*What needs to be done*:
Starting at the first line of the listing below, repeat each line up to and including the one containing "minimum width=63pt] (fe58)". Leave out pictures.

#### Dataset excerpt ####

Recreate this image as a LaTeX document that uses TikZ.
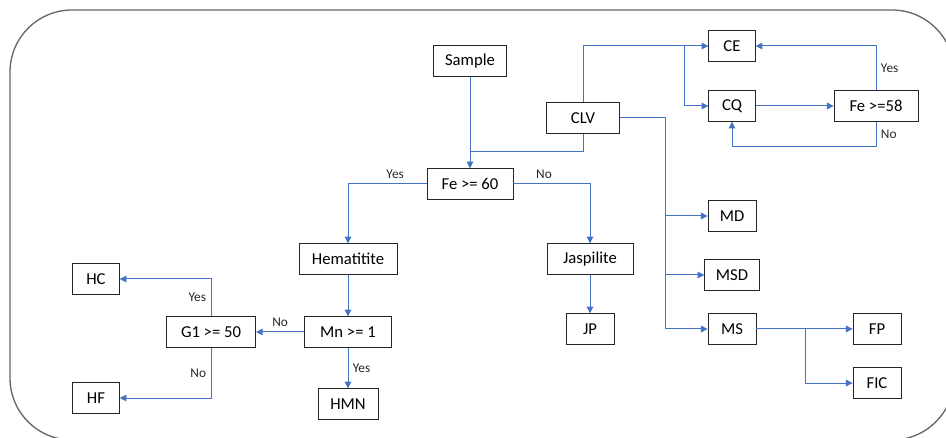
\documentclass[tikz,border=0pt]{standalone}
\usepackage{fontspec}
\setmainfont{Carlito}
\usetikzlibrary{arrows.meta}
\definecolor{lineblue}{RGB}{68,114,196}
\tikzset{
    box/.style={draw=black!85, line width=0.6pt, minimum height=23pt, inner sep=2pt, font=\fontsize{12.5}{14}\selectfont},
    link/.style={draw=lineblue, line width=0.75pt},
    arr/.style={link, -{Triangle[length=5pt,width=5pt]}},
    lab/.style={font=\fontsize{10}{12}\selectfont, text=black!85}
}

\begin{document}
\begin{tikzpicture}[x=0.75pt,y=-0.75pt]
    \useasboundingbox (0,0) rectangle (946,438);
    \begin{scope}
        \clip (0,0) rectangle (946,438);
        \draw[black!60, line width=1pt, rounded corners=46.5pt] (10,10) rectangle (954,440);
    \end{scope}

    \node[box, minimum width=55pt] (sample) at (470,61) {Sample};
    \node[box, minimum width=55pt] (clv) at (583,118) {CLV};
    \node[box, minimum width=35pt] (ce) at (732,46) {CE};
    \node[box, minimum width=35pt] (cq) at (732,106) {CQ};
    \node[box, minimum width=63pt] (fe58) at (876,106) {Fe >=58};

    \node[box, minimum width=64.5pt] (fe60) at (470,184) {Fe >= 60};
    \node[box, minimum width=73.5pt] (hema) at (348,259) {Hematitite};
    \node[box, minimum width=64.5pt] (jasp) at (590,259) {Jaspilite};
    \node[box, minimum width=36pt] (jp) at (590,329) {JP};

    \node[box, minimum width=65pt] (mn) at (348,332) {Mn >= 1};
    \node[box, minimum width=45pt] (hmn) at (348,404) {HMN};
    \node[box, minimum width=67pt] (g1) at (211,332) {G1 >= 50};
    \node[box, minimum width=35pt] (hc) at (96,279) {HC};
    \node[box, minimum width=35pt] (hf) at (96,398) {HF};

    \node[box, minimum width=36pt] (md) at (732,216) {MD};
    \node[box, minimum width=41pt] (msd) at (732,275) {MSD};
    \node[box, minimum width=36pt] (ms) at (732,329) {MS};
    \node[box, minimum width=36pt] (fp) at (877,329) {FP};
    \node[box, minimum width=36pt] (fic) at (877,383) {FIC};

    \coordinate (join) at (470,152);
    \coordinate (splitCE) at (684,46);
    \coordinate (loopNo) at (876,147);
    \coordinate (busM) at (665,118);
    \coordinate (splitMS) at (805,329);

    % top part
    \draw[arr] (sample) -- (fe60);
    \draw[link] (clv.south) |- (join);
    \draw[arr] (clv.north) |- (ce.west);
    \draw[arr] (splitCE) |- (cq.west);
    \draw[arr] (cq) -- (fe58);
    \draw[arr] (fe58.north) |- (ce.east) node[lab, pos=0.25, right] {Yes};
    \draw[arr] (fe58.south) -- (loopNo) node[lab, midway, right] {No} -| (cq.south);

    % right branch
    \draw[arr] (clv.east) -- (busM) |- (ms.west);
    \draw[arr] (busM |- md.west) -- (md.west);
    \draw[arr] (busM |- msd.west) -- (msd.west);
    \draw[arr] (ms) -- (fp);
    \draw[arr] (splitMS) |- (fic.west);

    % decision tree
    \draw[arr] (fe60.west) -| (hema.north) node[lab, pos=0.2, above] {Yes};
    \draw[arr] (fe60.east) -| (jasp.north) node[lab, pos=0.2, above] {No};
    \draw[arr] (jasp) -- (jp);
    \draw[arr] (hema) -- (mn);
    \draw[arr] (mn) -- (g1) node[lab, midway, above] {No};
    \draw[arr] (mn) -- (hmn) node[lab, midway, right] {Yes};
    \draw[arr] (g1.north) |- (hc.east) node[lab, pos=0.25, left] {Yes};
    \draw[arr] (g1.south) |- (hf.east) node[lab, pos=0.25, left] {No};
\end{tikzpicture}
\end{document}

####

*Written answer*:
Recreate this image as a LaTeX document that uses TikZ.
\documentclass[tikz,border=0pt]{standalone}
\usepackage{fontspec}
\setmainfont{Carlito}
\usetikzlibrary{arrows.meta}
\definecolor{lineblue}{RGB}{68,114,196}
\tikzset{
    box/.style={draw=black!85, line width=0.6pt, minimum height=23pt, inner sep=2pt, font=\fontsize{12.5}{14}\selectfont},
    link/.style={draw=lineblue, line width=0.75pt},
    arr/.style={link, -{Triangle[length=5pt,width=5pt]}},
    lab/.style={font=\fontsize{10}{12}\selectfont, text=black!85}
}

\begin{document}
\begin{tikzpicture}[x=0.75pt,y=-0.75pt]
    \useasboundingbox (0,0) rectangle (946,438);
    \begin{scope}
        \clip (0,0) rectangle (946,438);
        \draw[black!60, line width=1pt, rounded corners=46.5pt] (10,10) rectangle (954,440);
    \end{scope}

    \node[box, minimum width=55pt] (sample) at (470,61) {Sample};
    \node[box, minimum width=55pt] (clv) at (583,118) {CLV};
    \node[box, minimum width=35pt] (ce) at (732,46) {CE};
    \node[box, minimum width=35pt] (cq) at (732,106) {CQ};
    \node[box, minimum width=63pt] (fe58) at (876,106) {Fe >=58};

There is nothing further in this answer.